To customize Spark settings beyond what sparkctl generates:

  1. Create a template file (e.g., spark-defaults.conf.template)

  2. Add your custom settings

  3. Run sparkctl configure --spark-defaults-template-file spark-defaults.conf.template

sparkctl will include your settings and append its calculated values.

Spark Cluster Overview

For general Spark architecture concepts, refer to the official Spark Cluster Overview.

Submitting Applications

Please refer to Spark’s Submitting Applications documentation for details on spark-submit options.
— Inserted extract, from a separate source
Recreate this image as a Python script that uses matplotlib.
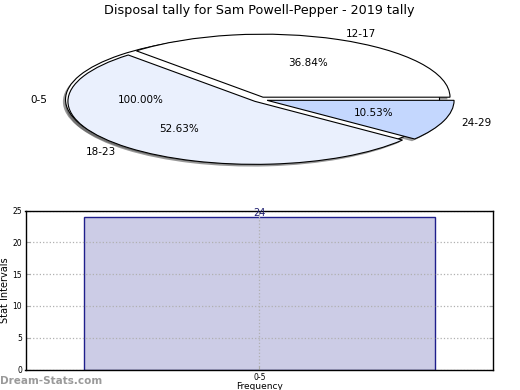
import matplotlib
matplotlib.use('Agg')
import matplotlib.pyplot as plt

# ---- data ----
title = "Disposal tally for Sam Powell-Pepper - 2019 tally"
base_labels = ['0-5']
base_values = [24]
slice_labels = ['12-17', '18-23', '24-29']
slice_values = [7, 10, 2]
slice_colors = ['#FFFFFF', '#EAF0FD', '#C4D7FE']
bar_categories = ['0-5']
bar_values = [24]
yticks = [0, 5, 10, 15, 20, 25]
watermark = 'Dream-Stats.com'

W, H = 520, 390
fig = plt.figure(figsize=(W / 100, H / 100), dpi=100)


def frac(l, t, r, b):
    return [l / W, 1 - b / H, (r - l) / W, (b - t) / H]


# ---- pie ----
cx, cy, rx, ry = 260, 99.5, 187, 63
top, bot = 20, 190
ax = fig.add_axes(frac(0, top, W, bot))
e = 0.04
wp = dict(edgecolor='black', linewidth=0.8)
tp = dict(fontsize=7.5, color='black')
shadow_off = (-0.014, -0.035)
# shadows
ax.pie(slice_values, explode=[e] * len(slice_values), colors=['#555555'] * len(slice_values),
       center=shadow_off, wedgeprops=dict(linewidth=0, alpha=0.6))
ax.pie(base_values, explode=[e], colors=['#555555'], center=shadow_off,
       wedgeprops=dict(linewidth=0, alpha=0.6))
# wedges
ax.pie(base_values, labels=base_labels, explode=[e], colors=['white'],
       autopct='%.2f%%', wedgeprops=wp, textprops=tp)
ax.pie(slice_values, labels=slice_labels, explode=[e] * len(slice_values),
       colors=slice_colors, autopct='%.2f%%', wedgeprops=wp, textprops=tp)
ax.set_xlim((0 - cx) / rx, (W - cx) / rx)
ax.set_ylim((cy - bot) / ry, (cy - top) / ry)
ax.set_aspect('auto')
ax.set_axis_off()

fig.text(259 / W, 1 - 10.5 / H, title, ha='center', va='center', fontsize=9.2)

# ---- bar ----
bx = fig.add_axes(frac(25.5, 210.5, 493, 369.5))
xpos = list(range(len(bar_categories)))
bars = bx.bar(xpos, bar_values, width=0.75, color='#CCCCE6', edgecolor='#1F1F8C',
              linewidth=1.0, zorder=1)
bx.set_xlim(-0.5, 0.5)
bx.set_ylim(yticks[0], yticks[-1])
bx.set_yticks(yticks)
bx.set_xticks(xpos, bar_categories)
bx.set_axisbelow(False)
bx.grid(True, linestyle=':', color='#B0B0B0', linewidth=0.9)
bx.tick_params(direction='in', length=3, color='#AAAAAA', top=True, right=True,
               labelsize=5.5, pad=2.5)
for s in bx.spines.values():
    s.set_linewidth(1.0)
    s.set_zorder(5)
bx.bar_label(bars, padding=-1, fontsize=7, color='#1F1F6F', zorder=6)
bx.set_ylabel('Stat Intervals', fontsize=7, labelpad=1.5)
bx.set_xlabel('Frequency', fontsize=6.5, labelpad=0)

fig.text(0, 1 - 380.5 / H, watermark, ha='left', va='center', fontsize=7.5,
         fontweight='bold', color='#9A9A9A')

fig.savefig('out.png', dpi=100)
To get all submission tools in a Python environment:

$ pip install pyspark

Clients for other languages are available at the main Spark downloads page.

Spark Connect

Spark Connect is a relatively new feature that simplifies client installation and configuration. It provides a thin client that communicates with the cluster via gRPC, avoiding the need to install the full Spark distribution.

Benefits:

  • Smaller client installation (pyspark-client instead of full pyspark)

  • Better isolation between client and cluster Python environments

  • Simpler remote connectivity

Enable the Spark Connect server:

$ sparkctl configure --connect-server

Install only the client:

$ pip install pyspark-client

Note the caveats around Spark Connect - some APIs behave differently.